My concern is that the deposits they’re asking for aren’t legal with regards to the 2019 Tenancy Fees Act, with the deposit limit of 5 weeks rent and because it specifically references student lettings.
I’ve sorted myself out with other accommodation but my concern is that while I’m thankfully not in a precarious position right now, it’s a huge access barrier for those who are. It’s also a bit frustrating that if it is illegal, the uni have continued to ask for these deposits presumably because they can and don’t see themselves as having to follow the same standards. Because college accommodation is cheaper in the long-run, it’s also a bit crap that you’re essentially forced into taking more expensive accommodation if you can’t stump up the money upfront.
I don’t really know what to do now and I’m not sure if I’m even right at all. I’ve asked Shelter and Citizen’s Advice who both directed me to each other so I’m a bit stuck.
Well, well, well. What have we here? An Oxbridge college that thinks the rules that mere mortals must follow don’t apply to them? Shock.
It’s true that the letting fee ban brought about the Tenant Fees Act which means landlords can no longer ask for more than five weeks rent upfront as a deposit. So, why your university think they’re somehow exempt baffles me.
I wanted to be absolutely sure about the legality of your situation so I asked Giles Peaker, a solicitor and partner at south London-based law firm Anthony Gold. Peaker, who was named Housing Lawyer of the Year 2018, is what’s known colloquially as an absolute legend. He worked alongside the Labour MP Karen Buck (also a legend) on the Homes (Fitness For Human Habitation) Act which is enforcing minimum standards in privately rented accommodation. He has some thoughts on the fees you’ve been charged.
Hold tight, because, as you’re about to find out, your gut instincts were absolutely right. “A tenancy granted by a university to a student studying or about to study there falls under the Tenant Fees Act,” Peaker explains.
“Because your reader’s university is what’s known as a ‘specified educational institution’ under government regulations and looks to meet the conditions set out in paragraph 8 (lettings to students) of Schedule 1 to the Housing Act 1988, it is a relevant tenancy under the Tenant Fees Act. The same is true of a licence to occupy.”
“The question is what this £3,000 they are calling a deposit actually is. If it is a deposit, it should be no more than five weeks rent. If it is actually rent in advance, they may be able to charge that as long as that is what it really is – i.e. only used for rent. But calling it a ‘deposit’ is confusing and does raise the question of whether it is only used against rent. If it is used against any other liability – breakages, say – it could be a deposit.”
“What on earth is ‘caution money’, though?”
After I shared Peaker’s feedback with you, you went back to your college. You didn’t need to do this. You’d already sorted yourself out with somewhere else to live, but good on you for caring about the greater good over here in this corner of the internet. After all, being asked to drop £3,000 upfront is a huge access barrier to many people without parents who can just whip out a cheque book.
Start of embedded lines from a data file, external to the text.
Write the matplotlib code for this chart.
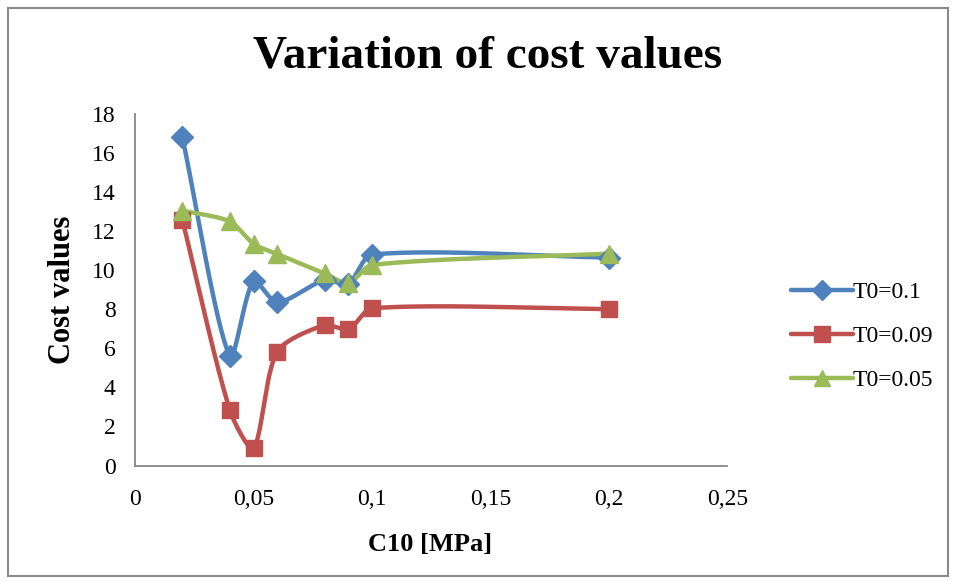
import numpy as np
import matplotlib
matplotlib.use("Agg")
import matplotlib.pyplot as plt
from matplotlib.patches import Rectangle

# ---- data ----
c10 = [0.02, 0.04, 0.05, 0.06, 0.08, 0.09, 0.1, 0.2]
t0_01 = [16.8, 5.6, 9.45, 8.35, 9.5, 9.3, 10.8, 10.65]
t0_009 = [12.57, 2.84, 0.88, 5.83, 7.19, 6.97, 8.05, 8.01]
t0_005 = [13.05, 12.5, 11.35, 10.83, 9.84, 9.33, 10.27, 10.85]
series_labels = ["T0=0.1", "T0=0.09", "T0=0.05"]
x_ticks = [0, 0.05, 0.1, 0.15, 0.2, 0.25]
x_ticklabels = ["0", "0,05", "0,1", "0,15", "0,2", "0,25"]
y_ticks = [0, 2, 4, 6, 8, 10, 12, 14, 16, 18]

colors = ["#4F81BD", "#C0504D", "#9BBB59"]
markers = ["D", "s", "^"]
msizes = [11, 12, 13]

plt.rcParams['font.family'] = ['Liberation Serif', 'DejaVu Serif']

XMAX, YMAX = 0.25, 18
SX, SY = 592.5 / XMAX, 351.5 / YMAX   # approximate pixel scale for smoothing


def smooth(xs, ys, n=50, k=0.8):
    """Excel-like smoothed line: cubic Bezier with chord-scaled tangents (pixel space)."""
    P = np.column_stack([np.asarray(xs) * SX, np.asarray(ys) * SY]).astype(float)
    m = len(P)
    d = np.linalg.norm(np.diff(P, axis=0), axis=1)
    T = np.zeros_like(P)
    for i in range(m):
        if i == 0:
            T[i] = (P[1] - P[0]) / d[0]
        elif i == m - 1:
            T[i] = (P[-1] - P[-2]) / d[-1]
        else:
            T[i] = (P[i + 1] - P[i - 1]) / (d[i - 1] + d[i])
    t = np.linspace(0, 1, n)
    outx, outy = [], []
    for i in range(m - 1):
        p1, p2 = P[i], P[i + 1]
        c1 = p1 + T[i] * d[i] * k / 3.0
        c2 = p2 - T[i + 1] * d[i] * k / 3.0
        b = ((1 - t) ** 3)[:, None] * p1 + (3 * (1 - t) ** 2 * t)[:, None] * c1 \
            + (3 * (1 - t) * t ** 2)[:, None] * c2 + (t ** 3)[:, None] * p2
        outx.extend(b[:, 0] / SX); outy.extend(b[:, 1] / SY)
    return np.array(outx), np.array(outy)


fig = plt.figure(figsize=(9.56, 5.82), dpi=100)
ax = fig.add_axes([135 / 956, 1 - 465.5 / 582, (727.5 - 135) / 956, (465.5 - 114) / 582])

for ys, col, mk, ms, lab in zip([t0_01, t0_009, t0_005], colors, markers, msizes, series_labels):
    sx, sy = smooth(c10, ys)
    ax.plot(sx, sy, color=col, lw=3.2, solid_capstyle='round', zorder=2)
    ax.plot(c10, ys, linestyle='none', marker=mk, markersize=ms, color=col,
            markeredgecolor=col, zorder=3)
    ax.plot([], [], color=col, lw=3.2, marker=mk, markersize=ms - 1, label=lab,
            solid_capstyle='round')

ax.set_xlim(0, XMAX)
ax.set_ylim(0, YMAX)
ax.set_xticks(x_ticks)
ax.set_xticklabels(x_ticklabels)
ax.set_yticks(y_ticks)
ax.tick_params(axis='both', length=0, labelsize=17)
ax.tick_params(axis='y', pad=14)
ax.tick_params(axis='x', pad=17)
for s in ['top', 'right']:
    ax.spines[s].set_visible(False)
for s in ['left', 'bottom']:
    ax.spines[s].set_color('#868686')
    ax.spines[s].set_linewidth(1.3)

fig.text(488 / 956, 1 - 56 / 582, "Variation of cost values", ha='center', va='center',
         fontsize=34, fontweight='bold')
fig.text(430 / 956, 1 - 545 / 582, "C10 [MPa]", ha='center', va='center',
         fontsize=19, fontweight='bold')
fig.text(62 / 956, 1 - 290 / 582, "Cost values", ha='center', va='center',
         fontsize=22, fontweight='bold', rotation=90)

leg = fig.legend(loc='upper left', bbox_to_anchor=(782 / 956, 1 - 272 / 582),
                 frameon=False, fontsize=17, handlelength=2.6, handletextpad=0.0,
                 labelspacing=0.95, borderaxespad=0)

fig.add_artist(Rectangle((8 / 956, 1 - 576 / 582), (948 - 8) / 956, (576 - 8) / 582,
                         transform=fig.transFigure, fill=False, edgecolor='#8a8a8a', lw=1.5))

fig.savefig("out.png", dpi=100)
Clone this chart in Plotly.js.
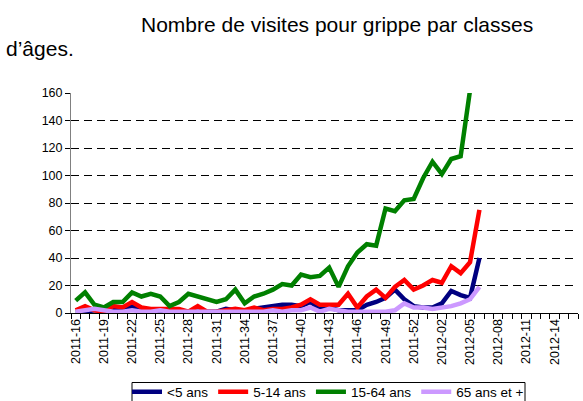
<!DOCTYPE html>
<html>
<head>
<meta charset="utf-8">
<script src="https://cdn.plot.ly/plotly-3.0.1.min.js"></script>
<style>
html,body{margin:0;padding:0;background:#fff;}
#chart{width:583px;height:401px;}
</style>
</head>
<body>
<div id="chart"></div>
<script>
const weeks = [
  "2011-16","2011-17","2011-18","2011-19","2011-20","2011-21","2011-22","2011-23","2011-24","2011-25",
  "2011-26","2011-27","2011-28","2011-29","2011-30","2011-31","2011-32","2011-33","2011-34","2011-35",
  "2011-36","2011-37","2011-38","2011-39","2011-40","2011-41","2011-42","2011-43","2011-44","2011-45",
  "2011-46","2011-47","2011-48","2011-49","2011-50","2011-51","2011-52","2012-00","2012-01","2012-02",
  "2012-03","2012-04","2012-05","2012-06","2012-07","2012-08","2012-09","2012-10","2012-11","2012-12",
  "2012-13","2012-14","2012-15","2012-16"
];
const under5   = [1,1,2,2,3,2,5,2,1,2, 1,1,1,1,1,1,3,2,1,3, 4,5,6,6,5,8,3,4,2,2, 2,6,8,11,17,10,5,4,4,7, 16,13,11,40];
const age5to14 = [2,5,2,1,5,4,8,4,3,3, 3,3,1,5,1,1,2,3,2,4, 2,3,3,4,6,10,6,6,6,14, 4,12,17,11,19,24,17,20,24,22, 34,29,37,75];
const age15to64= [9,15,6,4,8,8,15,12,14,12, 5,8,14,12,10,8,10,17,7,12, 14,17,21,20,28,26,27,33,19,34, 44,50,49,76,74,82,83,98,110,101, 112,114,162];
const age65plus= [1,2,3,2,1,1,2,1,1,2, 1,1,1,1,1,1,1,1,1,1, 1,2,1,2,2,4,1,3,2,1, 1,1,1,1,2,7,4,4,3,4, 5,7,10,19];
const seriesNames = ["<5 ans","5-14 ans","15-64 ans","65 ans et +"];
const seriesColors = ["#000080","#ff0000","#008000","#cc99ff"];
const yTicks = [0,20,40,60,80,100,120,140,160];
const titleLine1 = "Nombre de visites pour grippe par classes";
const titleLine2 = "d\u2019\u00e2ges.";

const FONT = "Liberation Sans, Arial, sans-serif";
const seriesData = [under5, age5to14, age15to64, age65plus];
const traces = seriesData.map((vals, k) => ({
  type: "scatter",
  mode: "lines",
  name: seriesNames[k],
  x: weeks.slice(0, vals.length),
  y: vals,
  line: {color: seriesColors[k], width: 4.5},
  hoverinfo: "skip"
}));

const tickText = weeks.map((w, i) => (i % 3 === 0 ? w : ""));

const L = 71, R = 578, T = 92.7, B = 313.3;
const px = x => (x - L) / (R - L);
const py = y => (B - y) / (B - T);

const layout = {
  width: 583, height: 401,
  margin: {l: L, r: 583 - R, t: T, b: 401 - B, pad: 0, autoexpand: false},
  paper_bgcolor: "#fff", plot_bgcolor: "#fff",
  font: {family: FONT, color: "#000"},
  showlegend: true,
  xaxis: {
    type: "category",
    categoryorder: "array",
    categoryarray: weeks,
    range: [-0.5, weeks.length - 0.5],
    tickmode: "array",
    tickvals: weeks,
    ticktext: tickText,
    tickangle: -90,
    tickson: "boundaries",
    ticks: "outside", ticklen: 5, tickcolor: "#000", tickwidth: 1,
    showline: true, linecolor: "#000", linewidth: 1,
    showgrid: false, zeroline: false,
    tickfont: {family: FONT, size: 12.5, color: "#000"},
    automargin: false, fixedrange: true
  },
  yaxis: {
    range: [0, 160],
    tickmode: "array",
    tickvals: yTicks,
    ticks: "outside", ticklen: 5, tickcolor: "#000", tickwidth: 1,
    showline: true, linecolor: "#808080", linewidth: 1,
    showgrid: true, gridcolor: "#000", gridwidth: 1, griddash: "8px,5px",
    zeroline: false,
    tickfont: {family: FONT, size: 12.5, color: "#000"},
    automargin: false, fixedrange: true
  },
  legend: {
    orientation: "h",
    x: px(127), y: py(377),
    xanchor: "left", yanchor: "top",
    borderwidth: 0,
    bgcolor: "rgba(0,0,0,0)",
    font: {family: FONT, size: 13.5, color: "#000"},
    itemwidth: 30,
    tracegroupgap: 0
  },
  shapes: [
    {type: "rect", xref: "paper", yref: "paper",
     x0: px(132), x1: px(525), y0: py(383), y1: py(408),
     line: {color: "#000", width: 1}, fillcolor: "rgba(0,0,0,0)", layer: "above"}
  ],
  annotations: [
    {text: titleLine1, xref: "paper", yref: "paper", x: px(337), y: py(23.6),
     xanchor: "center", yanchor: "middle", showarrow: false,
     font: {family: FONT, size: 21, color: "#000"}},
    {text: titleLine2, xref: "paper", yref: "paper", x: px(4), y: py(47.6),
     xanchor: "left", yanchor: "middle", showarrow: false,
     font: {family: FONT, size: 21, color: "#000"}}
  ]
};

Plotly.newPlot("chart", traces, layout, {staticPlot: true, displayModeBar: false});
</script>
</body>
</html>
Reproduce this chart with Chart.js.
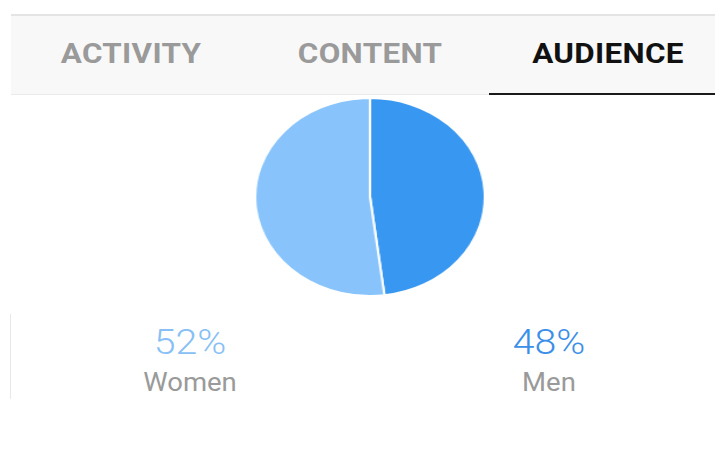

Reader, I am proud of you. You managed to get your college to tell you that they are now “in the process of reviewing and updating the accommodation deposit requirements” and will soon be implementing a new system. Go forth and bathe in your good karma.
UPDATE 247/09/19: An earlier version of this article stated that the first letter-writer had been given notice. The article has been updated to reflect that the contract was actually unrenewed and to include advice from Shelter and Citizens' Advice.